How much does AWS cost per month?
There is no fixed monthly AWS price. Costs depend on the services used, resource utilization, storage requirements, networking, region, and pricing model. A small static website may cost only a few dollars each month, while enterprise applications can incur significantly higher monthly expenses.
What are the best AWS cost optimization tools?
Common AWS-native cost optimization tools include:
- AWS Cost Explorer
- AWS Budgets
- AWS Cost and Usage Reports
- AWS Compute Optimizer
- AWS Trusted Advisor
- AWS Cost Anomaly Detection
Many organizations also use dedicated FinOps platforms for advanced reporting, governance, and optimization.

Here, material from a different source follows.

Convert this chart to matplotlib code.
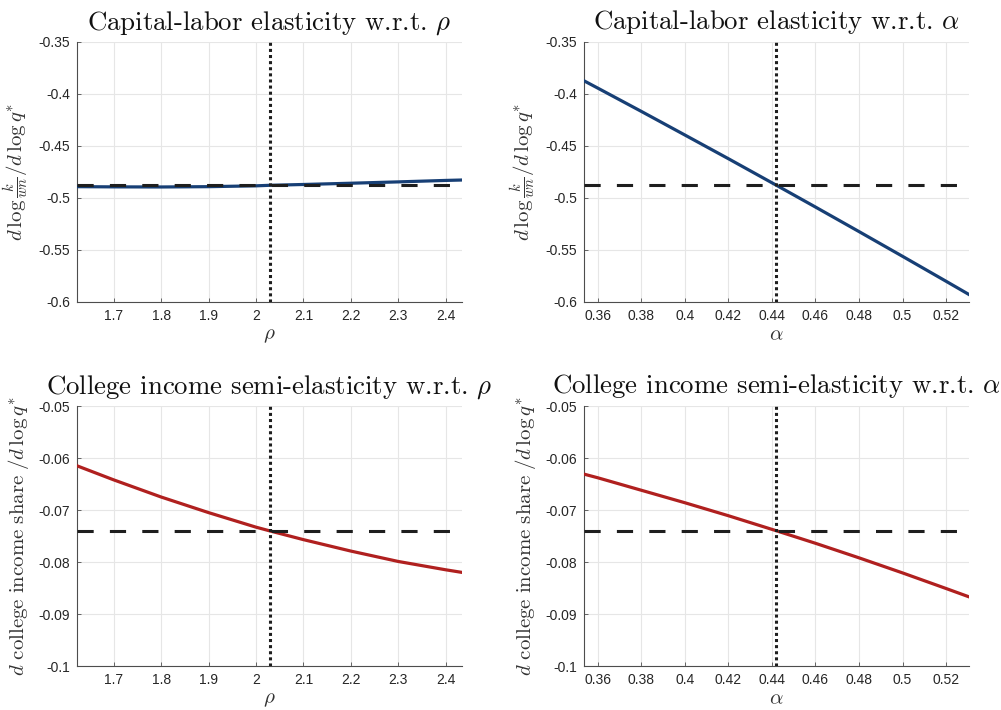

Which AWS service usually costs the most?
For most organizations, Amazon EC2 is the largest contributor to cloud spending. However, Amazon RDS, Amazon Aurora, Amazon S3, networking services, and data transfer charges can also represent a significant portion of the monthly bill depending on the workload.
How often should AWS costs be reviewed?
Cloud costs should be monitored continuously. Most organizations perform weekly operational reviews, monthly financial reviews, and quarterly architecture assessments to ensure resources remain aligned with business requirements.
Conclusion
AWS provides one of the most comprehensive cloud platforms available, but its flexibility can also make costs difficult to control without a structured approach.
Successful AWS cost optimization is built on three principles:
- Visibility: Understand where every dollar is spent using AWS Billing and Cost Management tools.
- Efficiency: Optimize compute, storage, databases, and networking through rightsizing, automation, and appropriate pricing models.
- Continuous Improvement: Adopt FinOps practices, monitor usage regularly, and refine your cloud architecture as business needs evolve.
Whether you’re managing a startup application or a large-scale enterprise environment, optimizing AWS costs is an ongoing process—not a one-time project. By combining the AWS Pricing Calculator, Cost Explorer, governance best practices, and service-specific optimization strategies, you can reduce unnecessary cloud spending while maintaining the scalability, reliability, and performance that AWS is known for.
Cloud cost optimization is ultimately about maximizing business value from every resource you deploy. The organizations that succeed are those that treat cost as a measurable engineering metric alongside performance, security, and availability.